Pur essendo stato scritto nel 2018, “Magnificat” anticipa, tra l’altro, i lockdown, visti come opportunità di crescita. Ad un certo punto, parlando della Bella addormentata nel bosco, Lucilla vi inneggia, infatti, alla necessità di un rallentamento: “una dilazione perché si crei del tempo. Tempo opportuno, tempo fertile, tempo necessario per maturare ed opportuno per sognare un nuovo mondo”.

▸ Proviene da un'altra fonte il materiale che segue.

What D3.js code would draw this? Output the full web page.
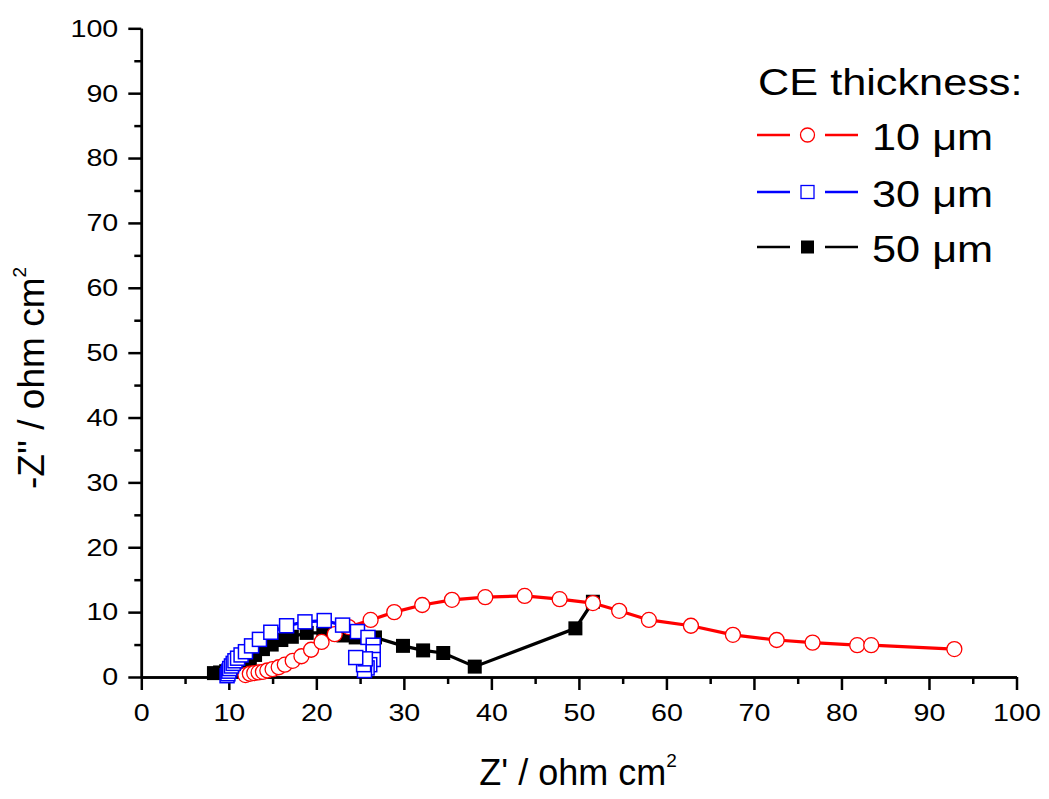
<!DOCTYPE html>
<html>
<head>
<meta charset="utf-8">
<script src="https://cdn.jsdelivr.net/npm/d3@7"></script>
<style>
  html, body { margin: 0; padding: 0; background: #fff; }
  svg { display: block; font-family: "Liberation Sans", Arial, sans-serif; }
</style>
</head>
<body>
<svg id="chart" width="1049" height="799"></svg>
<script>
// Impedance spectra (Nyquist plot) for three counter-electrode thicknesses
const xTicks = [0, 10, 20, 30, 40, 50, 60, 70, 80, 90, 100];
const yTicks = [0, 10, 20, 30, 40, 50, 60, 70, 80, 90, 100];
const minorTicks = [5, 15, 25, 35, 45, 55, 65, 75, 85, 95];

const seriesNames = ["10 \u03bcm", "30 \u03bcm", "50 \u03bcm"];

// [Z', -Z''] in ohm cm^2
const ce10 = [
  [11.9, 0.3], [12.4, 0.5], [12.9, 0.6], [13.4, 0.7], [13.9, 0.8], [14.4, 1.0],
  [15.0, 1.2], [15.7, 1.5], [16.4, 1.9], [17.3, 2.5], [18.3, 3.2], [19.4, 4.2],
  [20.6, 5.4], [22.1, 6.6], [23.7, 7.7], [26.2, 8.8], [28.9, 10.0], [32.1, 11.1],
  [35.5, 11.9], [39.3, 12.3], [43.8, 12.5], [47.8, 12.0], [51.6, 11.4], [54.6, 10.2],
  [58.0, 8.8], [62.8, 7.9], [67.6, 6.5], [72.6, 5.7], [76.7, 5.3], [81.8, 4.9],
  [83.4, 4.9], [92.9, 4.3]
];
const ce30 = [
  [9.8, 0.2], [9.9, 0.5], [10.0, 0.9], [10.1, 1.3], [10.3, 1.7], [10.5, 2.1],
  [10.7, 2.5], [11.0, 2.9], [11.4, 3.4], [11.9, 3.9], [12.6, 4.8], [13.5, 5.8],
  [14.8, 6.9], [16.6, 7.9], [18.7, 8.5], [20.9, 8.7], [23.0, 8.0], [24.7, 7.0],
  [25.9, 6.1], [26.5, 4.9], [26.5, 3.9], [26.5, 2.7], [26.1, 1.9], [25.8, 1.4],
  [25.5, 1.0], [25.4, 1.9], [25.6, 2.8], [24.5, 3.0]
];
const ce50 = [
  [8.3, 0.6], [9.0, 0.7], [9.7, 0.9], [10.4, 1.1], [11.2, 1.5], [11.8, 1.9],
  [12.4, 2.5], [13.0, 3.4], [13.9, 4.3], [14.9, 5.0], [16.0, 5.7], [17.2, 6.2],
  [18.9, 6.8], [20.8, 6.8], [23.1, 6.4], [24.5, 6.1], [26.7, 6.1], [29.9, 4.8],
  [32.2, 4.1], [34.5, 3.7], [38.1, 1.6], [49.6, 7.5], [51.6, 11.6]
];

const svg = d3.select("#chart");

const plotLeft = 141.3, plotRight = 1016.5, plotTop = 28.3, plotBottom = 677;
const x = d3.scaleLinear().domain([0, 100]).range([plotLeft, plotRight]);
const y = d3.scaleLinear().domain([0, 100]).range([plotBottom, plotTop]);

const tickFont = 24.5;
const wide = 1.17;   // horizontal stretch of the lettering

// ---- axes ----
function styleAxis(g) {
  g.selectAll("path.domain").attr("stroke", "#000").attr("stroke-width", 2.5);
  g.selectAll(".tick line").attr("stroke", "#000").attr("stroke-width", 2.5);
  g.selectAll("text").attr("fill", "#000").attr("font-size", tickFont)
    .attr("font-family", "'Liberation Sans', Arial, sans-serif")
    .each(function () {
      const t = d3.select(this);
      const tx = +t.attr("x") || 0;
      t.attr("x", 0).attr("transform", `translate(${tx},0) scale(${wide},1)`);
    });
}

svg.append("g").attr("transform", `translate(0,${plotBottom})`)
  .call(d3.axisBottom(x).tickValues(xTicks).tickSize(13).tickSizeOuter(0)
    .tickPadding(14).tickFormat(d3.format("d")))
  .call(styleAxis);
svg.append("g").attr("transform", `translate(0,${plotBottom})`)
  .call(d3.axisBottom(x).tickValues(minorTicks).tickSize(7).tickSizeOuter(0).tickFormat(""))
  .call(styleAxis);

svg.append("g").attr("transform", `translate(${plotLeft},0)`)
  .call(d3.axisLeft(y).tickValues(yTicks).tickSize(13).tickSizeOuter(0)
    .tickPadding(10).tickFormat(d3.format("d")))
  .call(styleAxis);
svg.append("g").attr("transform", `translate(${plotLeft},0)`)
  .call(d3.axisLeft(y).tickValues(minorTicks).tickSize(7).tickSizeOuter(0).tickFormat(""))
  .call(styleAxis);

// ---- axis titles ----
const titleFont = 36;
const supFont = 19;
const xt = svg.append("text").attr("x", 578).attr("y", 785)
  .attr("text-anchor", "middle").attr("font-size", titleFont).attr("fill", "#000");
xt.append("tspan").text("Z' / ohm cm");
xt.append("tspan").attr("font-size", supFont).attr("dy", -18).text("2");

const yt = svg.append("text")
  .attr("transform", `translate(44,378) rotate(-90)`)
  .attr("text-anchor", "middle").attr("font-size", titleFont + 1).attr("fill", "#000");
yt.append("tspan").text("-Z'' / ohm cm");
yt.append("tspan").attr("font-size", supFont).attr("dy", -18).text("2");

// ---- series ----
const line = d3.line().x(d => x(d[0])).y(d => y(d[1]));
const sq = 14;

function drawSeries(data, color, shape, filled) {
  const g = svg.append("g");
  g.append("path").datum(data).attr("d", line)
    .attr("fill", "none").attr("stroke", color).attr("stroke-width", 3.2);
  if (shape === "circle") {
    g.selectAll("circle").data(data).join("circle")
      .attr("cx", d => x(d[0])).attr("cy", d => y(d[1])).attr("r", 7.5)
      .attr("fill", "#fff").attr("stroke", color).attr("stroke-width", 1.3);
  } else {
    g.selectAll("rect").data(data).join("rect")
      .attr("x", d => x(d[0]) - sq / 2).attr("y", d => y(d[1]) - sq / 2)
      .attr("width", sq).attr("height", sq)
      .attr("fill", filled ? color : "#fff").attr("stroke", color)
      .attr("stroke-width", filled ? 0 : 1.5);
  }
}

drawSeries(ce50, "#000000", "square", true);
drawSeries(ce10, "#ff0000", "circle", false);
drawSeries(ce30, "#0000ff", "square", false);

// ---- legend ----
const legFont = 37;
const leg = svg.append("g");

function legText(tx, ty, str) {
  leg.append("text").attr("transform", `translate(${tx},${ty}) scale(${wide},1)`)
    .attr("font-size", legFont).attr("fill", "#000").text(str);
}
legText(758, 95, "CE thickness:");

const legItems = [
  { name: seriesNames[0], color: "#ff0000", shape: "circle", filled: false, cy: 135 },
  { name: seriesNames[1], color: "#0000ff", shape: "square", filled: false, cy: 192 },
  { name: seriesNames[2], color: "#000000", shape: "square", filled: true, cy: 247 }
];
legItems.forEach(it => {
  leg.append("line").attr("x1", 757).attr("x2", 790).attr("y1", it.cy).attr("y2", it.cy)
    .attr("stroke", it.color).attr("stroke-width", 2.5);
  leg.append("line").attr("x1", 825).attr("x2", 858).attr("y1", it.cy).attr("y2", it.cy)
    .attr("stroke", it.color).attr("stroke-width", 2.5);
  if (it.shape === "circle") {
    leg.append("circle").attr("cx", 807.5).attr("cy", it.cy).attr("r", 7)
      .attr("fill", "#fff").attr("stroke", it.color).attr("stroke-width", 1.3);
  } else {
    leg.append("rect").attr("x", 807.5 - 6.5).attr("y", it.cy - 6.5)
      .attr("width", 13).attr("height", 13)
      .attr("fill", it.filled ? it.color : "#fff").attr("stroke", it.color)
      .attr("stroke-width", it.filled ? 0 : 1.3);
  }
  legText(872, it.cy + 15, it.name);
});
</script>
</body>
</html>
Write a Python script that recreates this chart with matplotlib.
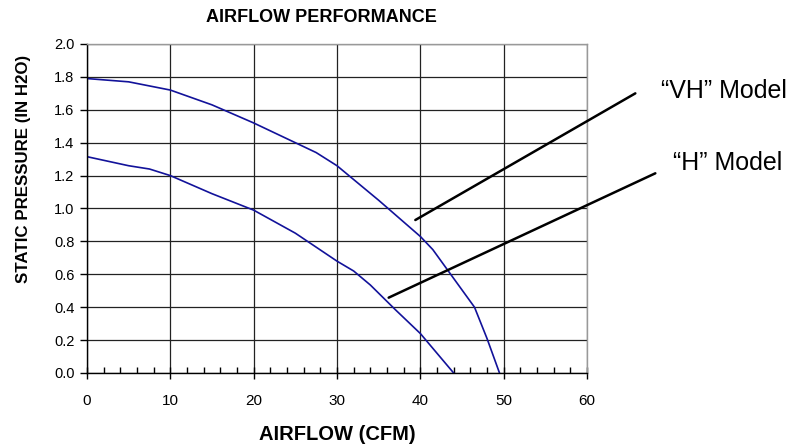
import matplotlib
matplotlib.use('Agg')
import matplotlib.pyplot as plt
from matplotlib.ticker import MultipleLocator, FormatStrFormatter

plt.rcParams['font.family'] = ['Liberation Sans', 'DejaVu Sans']

# "VH" model curve
vh_cfm = [0, 5, 10, 15, 20, 25, 27.5, 30, 35, 40, 41.5, 43.5, 46.5, 48, 49.5]
vh_pressure = [1.79, 1.77, 1.72, 1.63, 1.52, 1.40, 1.34, 1.26, 1.05, 0.83, 0.75, 0.61, 0.40, 0.21, 0.0]

# "H" model curve
h_cfm = [0, 5, 7.5, 10, 15, 20, 25, 30, 32, 34, 37, 40, 41, 44]
h_pressure = [1.315, 1.26, 1.24, 1.20, 1.09, 0.99, 0.85, 0.68, 0.62, 0.535, 0.385, 0.24, 0.18, 0.0]

# callout labels: (text, point on curve side, text end of leader line)
callouts = [
    ('\u201cVH\u201d Model', (39.4, 0.93), (65.8, 1.70)),
    ('\u201cH\u201d Model', (36.2, 0.458), (68.2, 1.214)),
]

W, H = 794, 445
fig = plt.figure(figsize=(W / 100, H / 100), dpi=100)
ax = fig.add_axes([87 / W, 1 - 373 / H, 500 / W, 329 / H])

line_color = '#12129a'
ax.plot(vh_cfm, vh_pressure, color=line_color, lw=1.2)
ax.plot(h_cfm, h_pressure, color=line_color, lw=1.2)

ax.set_xlim(0, 60)
ax.set_ylim(0, 2.0)
ax.xaxis.set_major_locator(MultipleLocator(10))
ax.xaxis.set_minor_locator(MultipleLocator(2))
ax.yaxis.set_major_locator(MultipleLocator(0.2))
ax.yaxis.set_major_formatter(FormatStrFormatter('%.1f'))

ax.grid(True, which='major', color='#222222', lw=0.9)
ax.set_axisbelow(True)

for s in ['top', 'right']:
    ax.spines[s].set_color('#999999')
    ax.spines[s].set_linewidth(1.0)
for s in ['left', 'bottom']:
    ax.spines[s].set_color('black')
    ax.spines[s].set_linewidth(1.0)

ax.tick_params(axis='x', which='major', direction='inout', length=8, width=1, pad=11, labelsize=11)
ax.tick_params(axis='x', which='minor', direction='in', length=4, width=1)
ax.tick_params(axis='y', which='major', direction='out', length=5, width=1, pad=4, labelsize=10.5)

for txt, p0, p1 in callouts:
    ax.annotate('', xy=p0, xytext=p1, xycoords='data', textcoords='data',
                arrowprops=dict(arrowstyle='-', color='black', lw=1.8,
                                shrinkA=0, shrinkB=0),
                annotation_clip=False)

fig.text(661 / W, 1 - 90.5 / H, callouts[0][0], fontsize=18, ha='left', va='center')
fig.text(673 / W, 1 - 163.5 / H, callouts[1][0], fontsize=18, ha='left', va='center')

fig.text(321 / W, 1 - 17 / H, 'AIRFLOW PERFORMANCE', fontsize=13, fontweight='bold',
         ha='center', va='center')
fig.text(337 / W, 1 - 434 / H, 'AIRFLOW (CFM)', fontsize=14.5, fontweight='bold',
         ha='center', va='center')
fig.text(24 / W, 1 - 168.5 / H, 'STATIC PRESSURE (IN H2O)', fontsize=12.2, fontweight='bold',
         ha='center', va='center', rotation=90)

fig.savefig('out.png', dpi=100)
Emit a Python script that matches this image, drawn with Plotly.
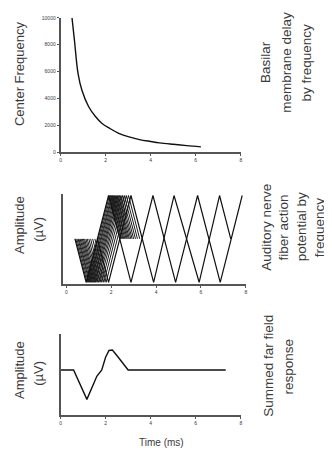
import plotly.graph_objects as go

# page body adds an 8px margin, so the figure is 8px smaller and coordinates are shifted
W, H = 332, 455
OFF = 8
FW, FH = W - OFF, H - OFF

# ---- Panel 1: basilar membrane delay by frequency ----
bm_time = [0.51, 0.62, 0.78, 0.95, 1.25, 1.55, 1.83, 2.2, 2.56, 3.0, 3.5, 4.0, 4.4, 5.0, 5.6, 6.23]
bm_freq = [10000, 8300, 5830, 4610, 3380, 2650, 2150, 1750, 1420, 1150, 930, 790, 690, 580, 480, 390]

# ---- Panel 2: auditory nerve fiber action potentials ----
unit_starts = [0.42, 0.47, 0.52, 0.56, 0.61, 0.66, 0.71, 0.76, 0.81, 0.87, 0.93, 1.0, 1.08, 1.17, 1.27]
unit_shape_t = [0.0, 0.5, 1.5, 2.0]
unit_shape_a = [0.5, 0.0, 1.0, 0.5]
longA_t = [0.38, 0.88, 1.88, 2.88, 3.86, 4.87, 5.85, 6.86, 7.84]
longA_a = [0.5, 0.0, 1.0, 0.0, 1.0, 0.0, 1.0, 0.0, 1.0]
longB_t = [1.38, 1.88, 2.88, 3.89, 4.80, 5.92, 6.83, 7.33]
longB_a = [0.5, 0.0, 1.0, 0.0, 1.0, 0.0, 1.0, 0.5]

# ---- Panel 3: summed far field response ----
sum_t = [0.0, 0.58, 1.17, 1.61, 1.83, 2.0, 2.15, 2.3, 2.5, 3.0, 7.33]
sum_v = [0.0, 0.0, -0.646, -0.139, 0.0, 0.28, 0.43, 0.44, 0.32, 0.0, 0.0]

ticks_x = [0, 2, 4, 6, 8]
ticks_f = [0, 2000, 4000, 6000, 8000, 10000]
ticks_f_text = ["0", "2000", "4000", "6000", "8000", "10000"]

LINE = dict(color="#111111", width=1.4)
AX = "#555555"
TXT = "#3a3a3a"
FONT = "Liberation Sans, Arial, sans-serif"

fig = go.Figure()
fig.add_trace(go.Scatter(x=bm_time, y=bm_freq, mode="lines", line=dict(shape="spline", **LINE),
                         xaxis="x", yaxis="y", showlegend=False))
for s in unit_starts:
    fig.add_trace(go.Scatter(x=[s + d for d in unit_shape_t], y=unit_shape_a, mode="lines",
                             line=dict(color="#1a1a1a", width=1.0), xaxis="x2", yaxis="y2", showlegend=False))
fig.add_trace(go.Scatter(x=longA_t, y=longA_a, mode="lines", line=dict(color="#111111", width=1.2),
                         xaxis="x2", yaxis="y2", showlegend=False))
fig.add_trace(go.Scatter(x=longB_t, y=longB_a, mode="lines", line=dict(color="#111111", width=1.2),
                         xaxis="x2", yaxis="y2", showlegend=False))
fig.add_trace(go.Scatter(x=sum_t, y=sum_v, mode="lines", line=LINE,
                         xaxis="x3", yaxis="y3", showlegend=False))

def px(x):
    return (x - OFF) / FW

def py(y):
    return 1 - (y - OFF) / FH

common = dict(showline=True, linecolor=AX, linewidth=1.6, showgrid=False, zeroline=False,
              tickfont=dict(size=5, color=TXT, family=FONT))

fig.update_layout(
    width=FW, height=FH, margin=dict(l=0, r=0, t=0, b=0),
    paper_bgcolor="white", plot_bgcolor="white",
    font=dict(family=FONT, color=TXT),
    xaxis=dict(domain=[px(60), px(242)], range=[0, 8], tickvals=ticks_x, ticks="outside",
               ticklen=2, tickcolor=AX, anchor="y", **common),
    yaxis=dict(domain=[py(151), py(15)], range=[0, 10000], tickvals=ticks_f, ticktext=ticks_f_text,
               ticks="outside", ticklen=2, tickcolor=AX, anchor="x", **common),
    xaxis2=dict(domain=[px(63), px(247)], range=[-0.13, 8], tickvals=ticks_x, ticks="outside",
                ticklen=2, tickcolor=AX, anchor="y2", **common),
    yaxis2=dict(domain=[py(285), py(193)], range=[-0.023, 1.023], showticklabels=False,
                anchor="x2", **common),
    xaxis3=dict(domain=[px(60), px(242)], range=[0, 8], tickvals=ticks_x, ticks="outside",
                ticklen=2, tickcolor=AX, anchor="y3", **common),
    yaxis3=dict(domain=[py(418), py(335)], range=[-1.0, 0.8], showticklabels=False,
                anchor="x3", **common),
)

def label(text, x, y, size=12, angle=-90):
    fig.add_annotation(text=text, x=px(x), y=py(y), xref="paper", yref="paper",
                       showarrow=False, textangle=angle, xanchor="center", yanchor="middle",
                       font=dict(size=size, color=TXT, family=FONT))

label("Center Frequency", 18, 71, size=13)
label("Amplitude", 18, 225, size=13)
label("(µV)", 37, 229, size=13)
label("Amplitude", 18, 372, size=13)
label("(µV)", 37, 375, size=13)

for t, x in zip(["Basilar", "membrane delay", "by frequency"], [267, 288, 308]):
    label(t, x, 60, size=13.5)
for t, x in zip(["Auditory nerve", "fiber action", "potential by", "frequency"], [267, 285, 303, 321]):
    label(t, x, 227, size=13.5)
for t, x in zip(["Summed far field", "response"], [270, 290]):
    label(t, x, 368, size=13.5)

label("Time (ms)", 162, 445, size=10, angle=0)

fig.write_html("out.html")
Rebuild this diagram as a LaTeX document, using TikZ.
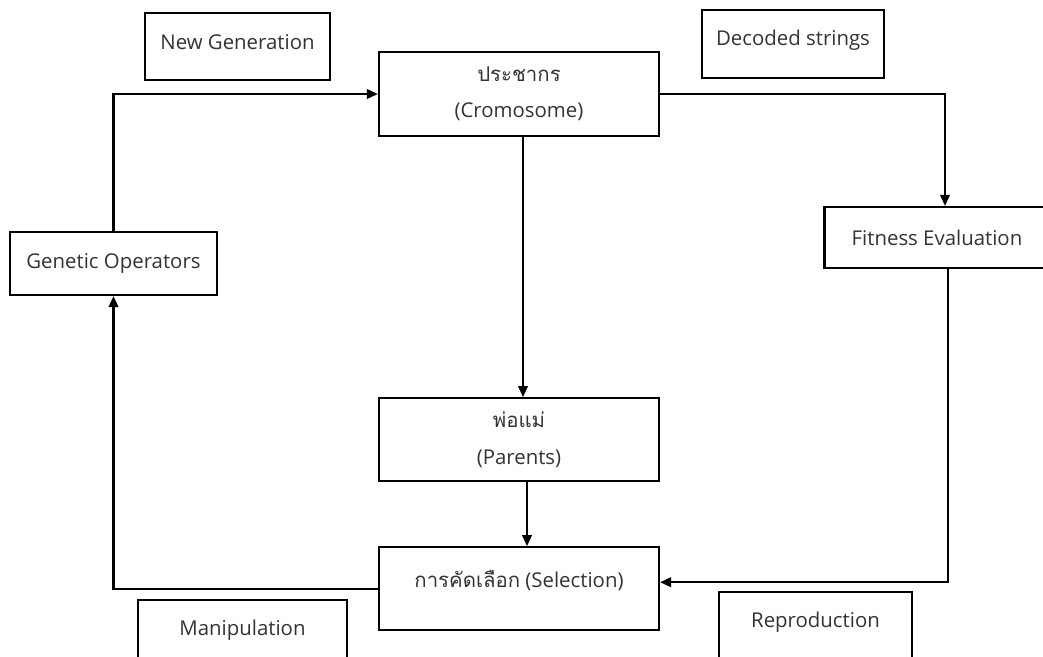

Ma le qualità profetiche della Giagnoni hanno fatto pure sì che nel lontano 2001, assistendo al disastro delle Twin Towers, avesse immaginato la donna protagonista del suo primo prodotto autoriale, “Vergine madre”, che si isolava nel suo giardino per passare il tempo oscuro cercando parole di bellezza nella poesia della Divina Commedia. <Quando nel 2020, per il lockdown, mi sono trovata realmente chiusa nel mio giardino, la profezia di quella donna è diventata realtà. E Dante è ritornato ad essere il compagno dei momenti oscuri. Senza di lui sarei impazzita. Così con l’aiuto di mio marito, che è musicista, e di mia figlia Bianca, che è videomaker, ho interpretato, prima donna al mondo, tutti i cento canti della Divina Commedia in video sul canale YouTube del Teatro Faraggiana di Novara di cui sono direttrice artistica. Progetto “Vespri danteschi” andato, poi, in onda quest’anno su Rai 5 dal 21 febbraio al 25 marzo, la data del 1300 in cui gli studiosi dicono abbia avuto inizio il viaggio dantesco>.